Seersucker is a lightweight and breathable fabric, with a distinctive crimped or puckered finish. Its history dates to the British colonial period in India and has since become associated with classic American summer fashion. We have seen a resurgence in its popularity, especially for menswear, in the last few years so now is a good time to learn about Seersucker.
The word "seersucker" is derived from the Persian words "shir o shekar," which mean "milk and sugar." This name likely refers to the fabric's bumpy texture and colour, resembling the ripples of milk and sugar. Seersucker was originally woven in the Indian subcontinent, primarily in the region that is now Bangladesh and is made from cotton, linen or silk.

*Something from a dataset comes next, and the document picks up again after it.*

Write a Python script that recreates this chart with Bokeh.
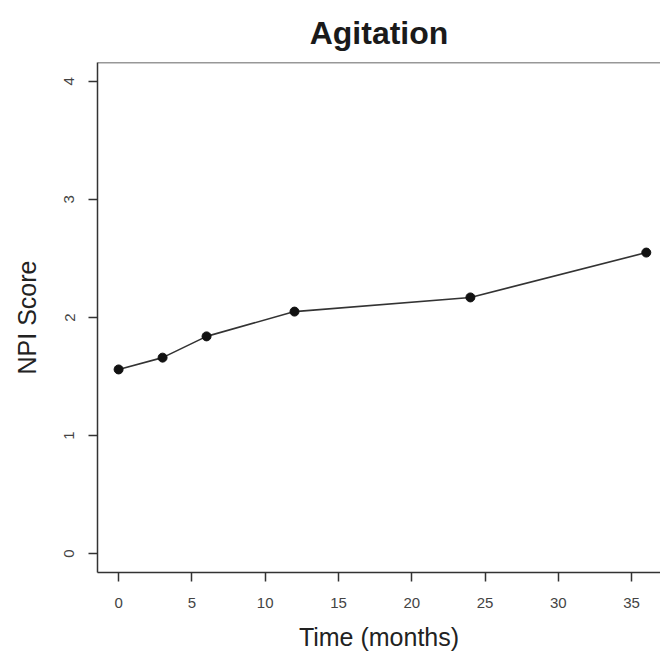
from bokeh.plotting import figure
from bokeh.models import Range1d, FixedTicker, Span
from bokeh.embed import file_html
from bokeh.resources import INLINE

time_months = [0, 3, 6, 12, 24, 36]
npi_score = [1.56, 1.66, 1.84, 2.05, 2.17, 2.55]
x_ticks = [0, 5, 10, 15, 20, 25, 30, 35]
y_ticks = [0, 1, 2, 3, 4]

FONT = "Liberation Sans"
Y1 = 4.16

p = figure(width=660, height=657, output_backend="svg", toolbar_location=None,
           x_range=Range1d(-1.44, 36.97), y_range=Range1d(-0.16, Y1),
           title="Agitation",
           min_border_left=97, min_border_right=0, min_border_top=62, min_border_bottom=85)
p.background_fill_color = "white"
p.border_fill_color = "white"
p.outline_line_color = None
p.xgrid.visible = False
p.ygrid.visible = False

p.title.align = "center"
p.title.text_font = FONT
p.title.text_font_size = "32px"
p.title.text_font_style = "bold"
p.title.text_color = "#1a1a1a"
p.title.standoff = 23

for ax in (p.xaxis[0], p.yaxis[0]):
    ax.axis_line_color = "#333333"
    ax.axis_line_width = 1.5
    ax.major_tick_line_color = "#333333"
    ax.major_tick_line_width = 1.5
    ax.major_tick_out = 9
    ax.major_tick_in = 0
    ax.minor_tick_line_color = None
    ax.major_label_text_font = FONT
    ax.major_label_text_font_size = "15px"
    ax.major_label_text_color = "#444444"
    ax.axis_label_text_font = FONT
    ax.axis_label_text_font_size = "25px"
    ax.axis_label_text_font_style = "normal"
    ax.axis_label_text_color = "#222222"

p.xaxis.major_label_standoff = 16
p.xaxis.axis_label_standoff = 12
p.yaxis.major_label_standoff = 14
p.yaxis.axis_label_standoff = 21

p.xaxis.ticker = FixedTicker(ticks=x_ticks)
p.yaxis.ticker = FixedTicker(ticks=y_ticks)
p.yaxis.major_label_orientation = "vertical"
p.xaxis.axis_label = "Time (months)"
p.yaxis.axis_label = "NPI Score"

top = Span(location=Y1, dimension="width", line_color="#333333", line_width=1.5)
p.add_layout(top)

p.line(time_months, npi_score, line_color="#333333", line_width=1.6)
p.scatter(time_months, npi_score, size=9, fill_color="#111111", line_color="#111111")

open("out.html", "w").write(file_html(p, INLINE))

Seersucker gained popularity during the British colonial era in India and was traded through the East India British company in the 1600’s. The puckered texture of seersucker was found to be practical in hot and humid climates, as the tiny air pockets created by the puckering helped with ventilation and cooling. British officials and expatriates in India began wearing clothing made from seersucker to stay comfortable in the sweltering heat.
Seersucker fabric made its way to the West during the 19th century and gained popularity in the American South for its practicality, not just dealing with the heat. Seersucker proved to be hard wearing and affordable. The introduction to this textile by the British to the American South was embraced and soon gained popularity especially as workwear.
In the late 1800’s Seersucker was utilised for leisure suits, but it wasn’t until the 1920’s that wearing seersucker became mainstream. Students at Princeton University took note of what was happening in the South, particularly in New Orleans, were the textile was used for men’s suits with numerous tailors promoting the wearable fabric and affordable luxury.
Seersucker has transcended its practical origins and has become a summer fashion mainstay. A true testament to its unique qualities and distinctive characteristics.